5. Recommit to making your relationship work.

Emotional affairs often sprout from the fertile ground of relationship dissatisfaction. Now is the time to figure out where the two of you have been struggling and how to recreate your relationship now so that both of you can get your needs met. Consider seeing a couples therapist or taking a workshop together. Work through relationship self-help books to strengthen your foundation. Talk honestly about your wants, needs, and complaints. An affair can put your relationship on the brink; this is the time to lay it all out there and address all the problems.

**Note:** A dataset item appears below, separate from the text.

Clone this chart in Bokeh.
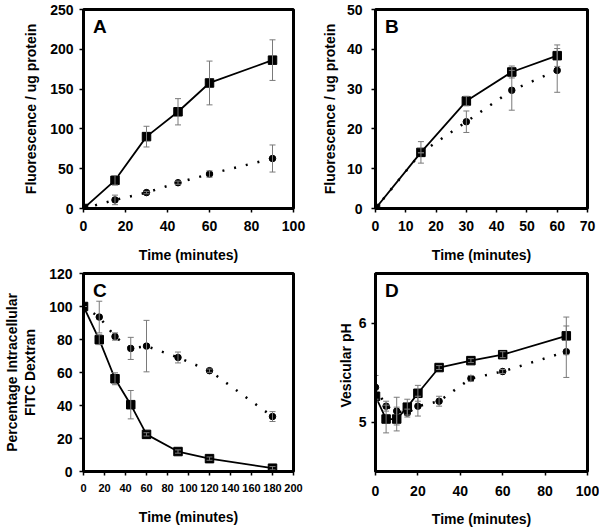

6. Know that trust will take time.

You don’t heal from an affair just because it ends and the offending partner apologizes. The person who had the affair has shown an ability to lie and hide things. It’s normal to struggle with trust, and there may be strong emotions (including both sadness and anger) for quite a while. What will move you through this is a combination of time and demonstrated change. The cheating partner needs to betrustworthy if they are going to earn trust. You both need to see that there is a new level of honesty, an ability to bring up and address unmet needs, and a recommitment to the partnership. Whatever laid the groundwork for the affair has to change, and that means both people have work to do to make sure the relationship is fulfilling to the other.

Affairs, both of the emotional and sexual varieties, are painful. But they can also be the impetus to tackle long-standing problems and transform your relationship for the better. If what you see is a fatal flaw of dishonesty or lack of commitment, use the affair as a chance to find a better relationship. But if you believe that yours is worth saving, take this as an opportunity to make important growth as a person and as a partner.